According to the facts of the case, Garza entered the home of a woman and her three children after stating that he had left his wallet in the woman’s van. Garza locked the door, pulled out a handgun which he put against the woman’s head, and threatened to shoot her. He then struck the woman’s head with the gun which caused her to fall. While on the ground, Garza bound her wrists and ankles and placed her in a chair. After some time, Garza fell asleep and the woman and her two year old son managed to escape and alert police. The police entered the home and managed to rescue the woman’s infant. However, her nine year old son remained inside. When the police entered the home, Garza held the boy’s shirt and moved him to a different bedroom. Eventually, police negotiated the release of the boy for a six pack of beer. Garza was convicted of two counts of kidnapping, four counts of false imprisonment, and one count of aggravated assault.
Garza’s attorneys argued that the movement of the woman falling and being placed in a chair along with the boy being moved to a different room could not constitute kidnapping. Georgia law had previously recognized even a slight movement of the victim as being enough to convict someone of kidnapping. The Court was concerned with this standard, since a relatively minor crime like false imprisonment could turn into a major crime such as kidnapping with the smallest movement of the victim.
The Court overruled the old standard, and it instituted a new test which other states have adopted known as the Berry test. Part of the test examines the duration of the movement and whether the movement occurred during and inherent to a separate offense. Using this new standard, the Court partially reasoned that the woman falling and then being placed in a chair were movements of minimal duration, and the Court also determined that these movements were incidental to the charge of false imprisonment. The Court reached the same conclusion about the boy’s movement to a different bedroom within the house. Thus, these movements did not constitute kidnapping under the new standard.

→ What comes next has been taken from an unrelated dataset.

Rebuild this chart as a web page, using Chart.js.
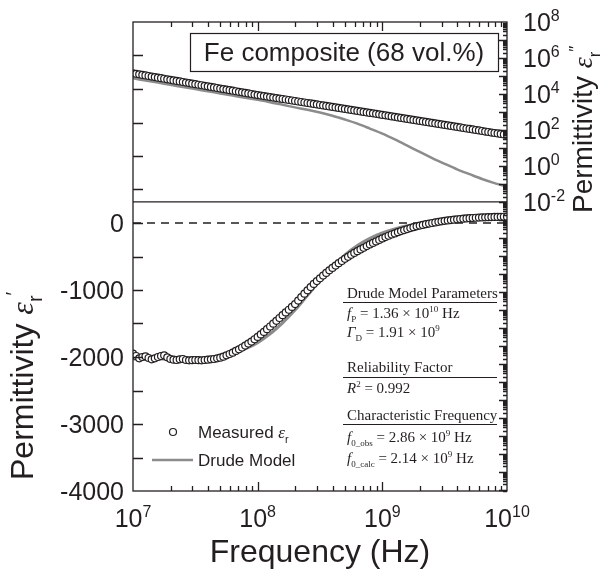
<!DOCTYPE html>
<html>
<head>
<meta charset="utf-8">
<script src="https://cdn.jsdelivr.net/npm/chart.js@4.4.0/dist/chart.umd.min.js"></script>
<style>
  html, body { margin: 0; padding: 0; background: #fff; }
</style>
</head>
<body>
<canvas id="permChart" width="606" height="582"></canvas>
<script>
// measured sweep, log10(f / Hz)
const measExp = [
  7.000, 7.025, 7.050, 7.075, 7.100, 7.125, 7.150, 7.175, 7.200, 7.225,
  7.250, 7.275, 7.300, 7.325, 7.350, 7.375, 7.400, 7.425, 7.450, 7.475,
  7.500, 7.525, 7.550, 7.575, 7.600, 7.625, 7.650, 7.675, 7.700, 7.725,
  7.750, 7.775, 7.800, 7.825, 7.850, 7.875, 7.900, 7.925, 7.950, 7.975,
  8.000, 8.025, 8.050, 8.075, 8.100, 8.125, 8.150, 8.175, 8.200, 8.225,
  8.250, 8.275, 8.300, 8.325, 8.350, 8.375, 8.400, 8.425, 8.450, 8.475,
  8.500, 8.525, 8.550, 8.575, 8.600, 8.625, 8.650, 8.675, 8.700, 8.725,
  8.750, 8.775, 8.800, 8.825, 8.850, 8.875, 8.900, 8.925, 8.950, 8.975,
  9.000, 9.025, 9.050, 9.075, 9.100, 9.125, 9.150, 9.175, 9.200, 9.225,
  9.250, 9.275, 9.300, 9.325, 9.350, 9.375, 9.400, 9.425, 9.450, 9.475,
  9.500, 9.525, 9.550, 9.575, 9.600, 9.625, 9.650, 9.675, 9.700, 9.725,
  9.750, 9.775, 9.800, 9.825, 9.850, 9.875, 9.900, 9.925, 9.950, 9.975,
  10.000
];
const epsRealMeas = [
  -1950, -1985, -2020, -2000, -1990, -2015, -2035, -2020, -2000, -1985,
  -1975, -2005, -2030, -2040, -2045, -2035, -2030, -2045, -2050, -2048,
  -2045, -2048, -2050, -2045, -2040, -2035, -2030, -2020, -2010, -1995,
  -1975, -1955, -1935, -1910, -1885, -1858, -1830, -1800, -1770, -1735,
  -1700, -1663, -1625, -1585, -1545, -1503, -1460, -1418, -1375, -1335,
  -1295, -1252, -1210, -1158, -1105, -1055, -1005, -957, -910, -867,
  -825, -785, -745, -707, -670, -635, -600, -567, -535, -505,
  -475, -447, -420, -395, -370, -345, -320, -297, -275, -252,
  -230, -210, -190, -172, -155, -137, -120, -105, -90, -76,
  -62, -50, -38, -28, -18, -9, 0, 9, 18, 25,
  32, 38, 44, 50, 55, 60, 64, 68, 72, 75,
  78, 81, 83, 85, 87, 89, 90, 91, 92, 93,
  94
];
const epsImagMeas = [
  1.41e5, 1.32e5, 1.23e5, 1.15e5, 1.07e5, 1.0e5, 9.3e4, 8.67e4, 8.09e4, 7.54e4,
  7.03e4, 6.56e4, 6.12e4, 5.70e4, 5.32e4, 4.96e4, 4.63e4, 4.32e4, 4.03e4, 3.76e4,
  3.51e4, 3.27e4, 3.05e4, 2.84e4, 2.65e4, 2.47e4, 2.31e4, 2.15e4, 2.01e4, 1.87e4,
  1.75e4, 1.63e4, 1.52e4, 1.42e4, 1.32e4, 1.23e4, 1.15e4, 1.07e4, 1.0e4, 9330,
  8710, 8180, 7670, 7200, 6760, 6350, 5960, 5590, 5250, 4930,
  4620, 4340, 4070, 3820, 3590, 3370, 3160, 2970, 2790, 2620,
  2450, 2300, 2160, 2030, 1910, 1790, 1680, 1580, 1480, 1390,
  1300, 1220, 1150, 1080, 1010, 950, 890, 840, 785, 740,
  690, 650, 610, 570, 535, 500, 470, 440, 413, 387,
  363, 340, 319, 299, 281, 263, 247, 231, 217, 203,
  191, 179, 167, 157, 147, 138, 129, 121, 114, 107,
  100, 94, 88, 82, 77, 72, 68, 64, 60, 56,
  52
];

// Drude model curve, log10(f / Hz)
const modelExp = [
  7.0, 7.1, 7.2, 7.3, 7.4, 7.5, 7.6, 7.7, 7.8, 7.9,
  8.0, 8.1, 8.2, 8.3, 8.4, 8.5, 8.6, 8.7, 8.8, 8.9,
  9.0, 9.1, 9.2, 9.3, 9.4, 9.5, 9.6, 9.7, 9.8, 9.9, 10.0
];
const epsRealModel = [
  -2030, -2030, -2030, -2030, -2028, -2025, -2015, -1990, -1950, -1880,
  -1785, -1655, -1490, -1300, -1080, -860, -650, -475, -335, -228,
  -148, -88, -42, -8, 18, 38, 54, 66, 75, 81, 85
];
const epsImagModel = [
  74000, 56000, 43000, 32000, 24500, 18600, 14100, 10700, 8100, 6200,
  4700, 3500, 2500, 1800, 1320, 930, 620, 380, 224, 120,
  63, 30, 13.5, 6.0, 2.75, 1.32, 0.65, 0.35, 0.19, 0.112, 0.071
];

const freqTickExp = [7, 8, 9, 10];
const realTicks = [0, -1000, -2000, -3000, -4000];
const imagTickExp = [8, 6, 4, 2, 0, -2];

const INK = '#231f20';
const GRAY = '#8c8c8c';
const SANS = '"Liberation Sans", Arial, sans-serif';
const SERIF = '"Liberation Serif", "Times New Roman", serif';

function pts(exps, vals) {
    return exps.map((e, i) => ({ x: Math.pow(10, e), y: vals[i] }));
}

// draws a run of text pieces (italic / sub / sup), returns width
function rich(ctx, parts, x, y, size, fam, draw) {
    let cx = x;
    for (const p of parts) {
        const s = p.pos ? Math.round(size * 0.62) : size;
        ctx.font = (p.i ? 'italic ' : '') + s + 'px ' + (p.fam || fam);
        const dy = p.pos === 1 ? -size * 0.4 : p.pos === -1 ? size * 0.28 : 0;
        if (draw !== false) ctx.fillText(p.t, cx, y + dy);
        cx += ctx.measureText(p.t).width;
    }
    return cx - x;
}

function powLabel(e) {
    return [{ t: '10' }, { t: String(e), pos: 1 }];
}

const frame = {
    id: 'frame',
    afterDraw(chart) {
        const { ctx, chartArea: a, scales } = chart;
        const x = scales.x, yL = scales.yReal, yR = scales.yImag;
        ctx.save();
        ctx.strokeStyle = INK;
        ctx.fillStyle = INK;
        ctx.lineWidth = 1.3;
        ctx.strokeRect(a.left, a.top, a.right - a.left, a.bottom - a.top);

        // inward ticks
        ctx.beginPath();
        for (let d = 7; d < 10; d++) {
            for (let m = 1; m < 10; m++) {
                if (d === 7 && m === 1) continue;
                const px = Math.round(x.getPixelForValue(m * Math.pow(10, d))) + 0.5;
                const len = m === 1 ? 9 : 5;
                ctx.moveTo(px, a.bottom); ctx.lineTo(px, a.bottom - len);
                ctx.moveTo(px, a.top); ctx.lineTo(px, a.top + len);
            }
        }
        for (let v = -3500; v < 3000; v += 500) {
            const py = Math.round(yL.getPixelForValue(v)) + 0.5;
            ctx.moveTo(a.left, py); ctx.lineTo(a.left + 10, py);
        }
        for (let d = -19; d < 8; d++) {
            for (let m = 1; m < 10; m++) {
                const v = m * Math.pow(10, d);
                if (v < yR.min || v > yR.max) continue;
                const py = Math.round(yR.getPixelForValue(v)) + 0.5;
                const len = m === 1 ? 8 : 4;
                ctx.moveTo(a.right, py); ctx.lineTo(a.right - len, py);
            }
        }
        ctx.stroke();

        ctx.textBaseline = 'alphabetic';
        // left tick labels
        ctx.textAlign = 'right';
        ctx.font = '25px ' + SANS;
        realTicks.forEach(v => ctx.fillText(String(v), a.left - 9, yL.getPixelForValue(v) + 9));

        ctx.textAlign = 'left';
        // bottom tick labels
        freqTickExp.forEach(e => {
            const parts = powLabel(e);
            const w = rich(ctx, parts, 0, 0, 25, SANS, false);
            rich(ctx, parts, x.getPixelForValue(Math.pow(10, e)) - w / 2, 527, 25, SANS);
        });
        // right tick labels
        imagTickExp.forEach(e => {
            rich(ctx, powLabel(e), a.right + 16, yR.getPixelForValue(Math.pow(10, e)) + 9, 25, SANS);
        });

        // x title
        ctx.font = '32px ' + SANS;
        ctx.textAlign = 'center';
        ctx.fillText('Frequency (Hz)', (a.left + a.right) / 2, 562);
        ctx.textAlign = 'left';

        // left title
        ctx.save();
        ctx.translate(33, 480);
        ctx.rotate(-Math.PI / 2);
        rich(ctx, [{ t: 'Permittivity ' }, { t: 'ε', i: 1, fam: SERIF }, { t: 'r', pos: -1 }, { t: '′', pos: 1 }], 0, 0, 32, SANS);
        ctx.restore();

        // right title
        ctx.save();
        ctx.translate(592, 213);
        ctx.rotate(-Math.PI / 2);
        rich(ctx, [{ t: 'Permittivity ' }, { t: 'ε', i: 1, fam: SERIF }, { t: 'r', pos: -1 }, { t: '″', pos: 1 }], 0, 0, 28, SANS);
        ctx.restore();

        // sample box
        ctx.lineWidth = 1.2;
        ctx.strokeRect(190.5, 33.5, 308, 38);
        ctx.font = '26px ' + SANS;
        ctx.textAlign = 'center';
        ctx.fillText('Fe composite (68 vol.%)', 344, 61);
        ctx.textAlign = 'left';

        // parameter table
        const tx = 347;
        const rule = y => { ctx.beginPath(); ctx.moveTo(343, y + 0.5); ctx.lineTo(497, y + 0.5); ctx.lineWidth = 1; ctx.stroke(); };
        const row = (parts, mid) => rich(ctx, parts, tx, mid + 5, 15, SERIF);
        row([{ t: 'Drude Model Parameters' }], 293);
        rule(302);
        row([{ t: 'f', i: 1 }, { t: 'P', pos: -1 }, { t: ' = 1.36 × 10' }, { t: '10', pos: 1 }, { t: ' Hz' }], 313);
        row([{ t: 'Γ', i: 1 }, { t: 'D', pos: -1 }, { t: ' = 1.91 × 10' }, { t: '9', pos: 1 }], 332);
        row([{ t: 'Reliability Factor' }], 367);
        rule(377);
        row([{ t: 'R', i: 1 }, { t: '2', pos: 1 }, { t: ' = 0.992' }], 388);
        row([{ t: 'Characteristic Frequency' }], 415);
        rule(424);
        row([{ t: 'f', i: 1 }, { t: '0_obs', pos: -1 }, { t: ' = 2.86 × 10' }, { t: '9', pos: 1 }, { t: ' Hz' }], 437);
        row([{ t: 'f', i: 1 }, { t: '0_calc', pos: -1 }, { t: ' = 2.14 × 10' }, { t: '9', pos: 1 }, { t: ' Hz' }], 458);

        // legend
        ctx.beginPath();
        ctx.arc(173, 432, 3.5, 0, Math.PI * 2);
        ctx.fillStyle = '#fff';
        ctx.fill();
        ctx.lineWidth = 1.2;
        ctx.stroke();
        ctx.fillStyle = INK;
        rich(ctx, [{ t: 'Measured ' }, { t: 'ε', i: 1, fam: SERIF }, { t: 'r', pos: -1 }], 198, 438, 17, SANS);
        ctx.beginPath();
        ctx.moveTo(152, 460); ctx.lineTo(193, 460);
        ctx.strokeStyle = GRAY;
        ctx.lineWidth = 2.5;
        ctx.stroke();
        ctx.font = '17px ' + SANS;
        ctx.fillText('Drude Model', 198, 466);
        ctx.restore();
    }
};

const marker = {
    showLine: false,
    pointStyle: 'circle',
    pointRadius: 3.5,
    borderWidth: 1.2,
    borderColor: INK,
    backgroundColor: '#ffffff',
    order: 0
};
const model = {
    showLine: true,
    pointRadius: 0,
    borderColor: GRAY,
    borderWidth: 3,
    tension: 0.3,
    order: 1
};

new Chart(document.getElementById('permChart'), {
    type: 'scatter',
    data: {
        datasets: [
            { label: 'Measured εr″', data: pts(measExp, epsImagMeas), yAxisID: 'yImag', ...marker },
            { label: 'Measured εr′', data: pts(measExp, epsRealMeas), yAxisID: 'yReal', ...marker },
            { label: 'Drude εr″', data: pts(modelExp, epsImagModel), yAxisID: 'yImag', ...model, borderWidth: 2.5 },
            { label: 'Drude εr′', data: pts(modelExp, epsRealModel), yAxisID: 'yReal', ...model },
            {
                label: 'zero', data: [{ x: 1e7, y: 0 }, { x: 1e10, y: 0 }], yAxisID: 'yReal',
                showLine: true, pointRadius: 0, borderColor: INK, borderWidth: 1.4, borderDash: [8, 6], order: 2
            },
            {
                label: 'divider', data: [{ x: 1e7, y: 0.01 }, { x: 1e10, y: 0.01 }], yAxisID: 'yImag',
                showLine: true, pointRadius: 0, borderColor: INK, borderWidth: 1.3, order: 2
            }
        ]
    },
    options: {
        responsive: false,
        devicePixelRatio: 1,
        animation: false,
        layout: { padding: { left: 133, right: 99, top: 22, bottom: 91 } },
        plugins: {
            legend: { display: false },
            tooltip: { enabled: false }
        },
        scales: {
            x: { type: 'logarithmic', min: 1e7, max: 1e10, display: false },
            yReal: { type: 'linear', position: 'left', min: -4000, max: 3000, display: false },
            yImag: { type: 'logarithmic', position: 'right', min: 8.7e-19, max: 1e8, display: false }
        }
    },
    plugins: [frame]
});
</script>
</body>
</html>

Our firm has won criminal trials for people charged with kidnapping where the facts do not support a true kidnapping allegation. We hope judges and prosecutors will consider this decision before allowing a questionable kidnapping case to go to trial. There are many other crimes that may fit a certain set of facts. Trying to stretch the case into a kidnapping charge is not usually the best way to win a conviction, or promote justice.